Although this was the main highway. Route 1, it was only one lane wide in either direction and did not need to be any more.  He was close enough to touch almost as he pulled alongside and I took the pack off and hobbled across to him.
We prayed then and there, in the front seat, for the Lord to bless my sore feet, to give me purpose and reach my destination safely. It was a simple and  loving act and when I raised my head I felt lighter and younger and my feet had no pain. I skipped across the road  back to my pack and set off again, renewed and thanking the Lord for sending me his faithful servant.
Soon the organiser arrived with another drink and I kept going as night closed, just before the town of  Ashburton hove in view – as sailors don’t say. At my host’s house they gave me a warm bath and a little rest,  some methylated spirits for my feet and the opportunity to savour my longest day – 27 miles including 17 with the pack. A marathon whichever measurement you make.

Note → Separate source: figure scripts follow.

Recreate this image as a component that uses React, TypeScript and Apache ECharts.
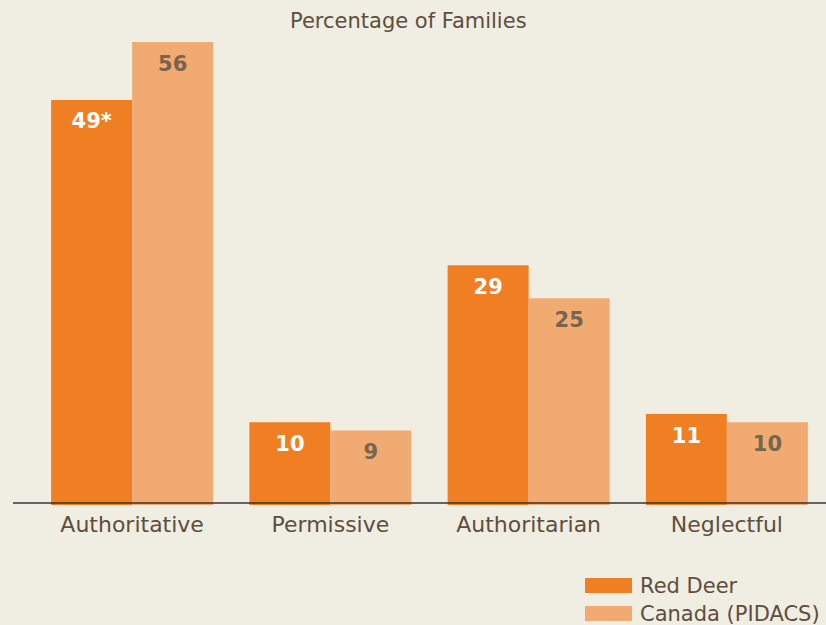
import React, { useEffect, useRef } from "react";
import * as echarts from "echarts";

const categories = ["Authoritative", "Permissive", "Authoritarian", "Neglectful"];
const redDeer = [49, 10, 29, 11];
const redDeerLabels = ["49*", "10", "29", "11"];
const canada = [56, 9, 25, 10];
const seriesNames = ["Red Deer", "Canada (PIDACS)"];
const titleText = "Percentage of Families";

const FONT = "'DejaVu Sans', Verdana, sans-serif";
const BG = "#F0EDE2";
const TEXT = "#5E4E3E";

export default function App() {
  const ref = useRef<HTMLDivElement>(null);
  useEffect(() => {
    document.body.style.margin = "0";
    document.body.style.background = BG;
    const chart = echarts.init(ref.current!, null, { renderer: "svg" });
    chart.setOption({
      animation: false,
      backgroundColor: BG,
      textStyle: { fontFamily: FONT },
      title: {
        text: titleText,
        left: 290,
        top: 10,
        padding: 0,
        textStyle: { fontFamily: FONT, fontSize: 21, fontWeight: "normal", color: TEXT },
      },
      legend: {
        orient: "vertical",
        left: 585,
        top: 575,
        padding: 0,
        itemWidth: 47,
        itemHeight: 15,
        itemGap: 7,
        icon: "rect",
        data: seriesNames,
        textStyle: { fontFamily: FONT, fontSize: 21, color: TEXT, padding: [0, 0, 0, 3] },
      },
      grid: { left: 33, right: -4, top: 9, bottom: 120 },
      xAxis: {
        type: "category",
        data: categories,
        axisLine: { show: false },
        axisTick: { show: false },
        axisLabel: { fontFamily: FONT, fontSize: 22, color: TEXT, margin: 8 },
      },
      yAxis: { type: "value", min: 0, max: 60, show: false, splitLine: { show: false } },
      series: [
        {
          name: seriesNames[0],
          type: "bar",
          data: redDeer,
          barWidth: 81,
          barGap: "0%",
          itemStyle: { color: "#F07F24" },
          label: {
            show: true,
            position: "insideTop",
            distance: 11,
            formatter: (p: any) => redDeerLabels[p.dataIndex],
            fontFamily: FONT,
            fontSize: 21,
            fontWeight: "bold",
            color: "#FFFFFF",
          },
        },
        {
          name: seriesNames[1],
          type: "bar",
          data: canada,
          barWidth: 81,
          itemStyle: { color: "#F0AA72" },
          label: {
            show: true,
            position: "insideTop",
            distance: 11,
            fontFamily: FONT,
            fontSize: 21,
            fontWeight: "bold",
            color: "#76654F",
          },
        },
      ],
      graphic: [
        {
          type: "line",
          z: 100,
          shape: { x1: 13, y1: 503, x2: 826, y2: 503 },
          style: { stroke: "#333333", lineWidth: 1.5 },
        },
      ],
    });
    return () => chart.dispose();
  }, []);
  return <div ref={ref} style={{ width: 826, height: 625 }} />;
}
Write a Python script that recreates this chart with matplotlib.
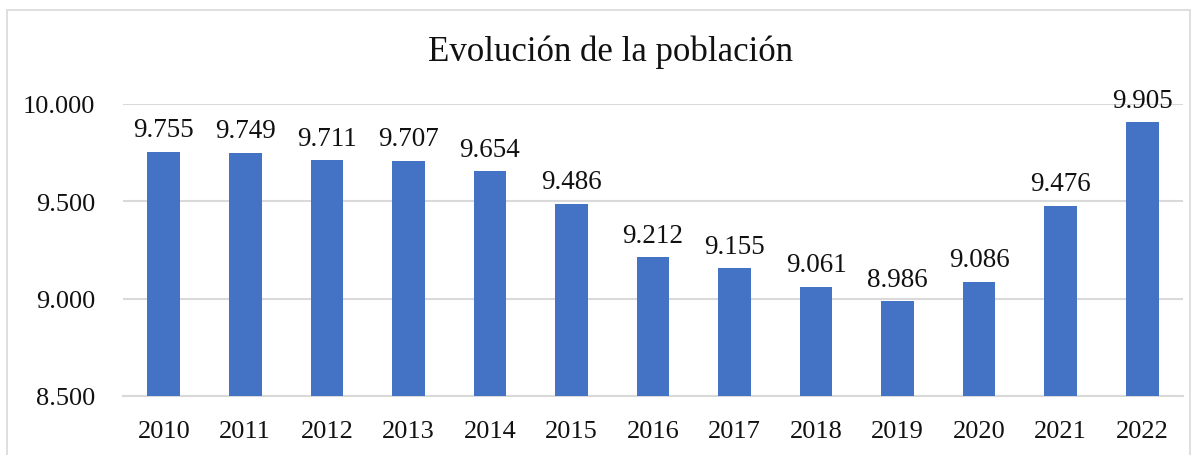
import matplotlib.pyplot as plt
from matplotlib.patches import Rectangle

# Datos
anios = ['2010', '2011', '2012', '2013', '2014', '2015', '2016',
         '2017', '2018', '2019', '2020', '2021', '2022']
poblacion = [9755, 9749, 9711, 9707, 9654, 9486, 9212,
             9155, 9061, 8986, 9086, 9476, 9905]
ticks_y = [8500, 9000, 9500, 10000]


def fmt(v):
    # separador de miles con punto
    return f'{v:,}'.replace(',', '.')


def main():
    plt.rcParams['font.family'] = ['Liberation Serif', 'DejaVu Serif']

    fig = plt.figure(figsize=(11.98, 4.56), dpi=100)
    ax = fig.add_axes([123 / 1198, 1 - 397 / 456, (1183 - 123) / 1198, (397 - 105) / 456])

    # borde del grafico
    fig.patches.append(Rectangle((7 / 1198, -0.01), (1190 - 7) / 1198, 1 - 11 / 456 + 0.01,
                                 transform=fig.transFigure, fill=False,
                                 edgecolor='#d9d9d9', linewidth=1.2))

    x = list(range(len(anios)))
    bars = ax.bar(x, poblacion, width=0.4, color='#4472C4', zorder=3)

    for b, v in zip(bars, poblacion):
        ax.annotate(fmt(v), (b.get_x() + b.get_width() / 2, v),
                    xytext=(0, 7), textcoords='offset points',
                    ha='center', va='bottom', fontsize=19.5, color='#111111')

    ax.set_ylim(8500, 10000)
    ax.set_xlim(-0.5, len(anios) - 0.5)
    ax.set_yticks(ticks_y)
    ax.set_yticklabels([fmt(t) for t in ticks_y])
    ax.set_xticks(x)
    ax.set_xticklabels(anios)
    ax.tick_params(axis='both', length=0, labelsize=19, colors='#111111')
    ax.tick_params(axis='y', pad=20)
    ax.tick_params(axis='x', pad=17)

    ax.grid(axis='y', color='#d9d9d9', linewidth=1.5, zorder=0)
    for s in ['top', 'right', 'left']:
        ax.spines[s].set_visible(False)
    ax.spines['bottom'].set_color('#d9d9d9')
    ax.spines['bottom'].set_linewidth(1.5)

    fig.text(611 / 1198, 1 - 52 / 456, 'Evolución de la población',
             ha='center', va='center', fontsize=25, color='#111111')

    plt.savefig('out.png', dpi=100)


main()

I presented Mark in bare feet that evening and later several members of the audience said they could see the blisters. One man stopped me in the street  the next day as I was walking out of Ashburton and told me I had been limping so badly he wanted to offer me a lift. Bless him.
There were about 120 people that heard Mark’s Gospel presented after that marathon day and there was probably no better reconstruction of how the Gospel was first brought to people, not only all over the Middle East but all over the world, by people walking and by word of mouth.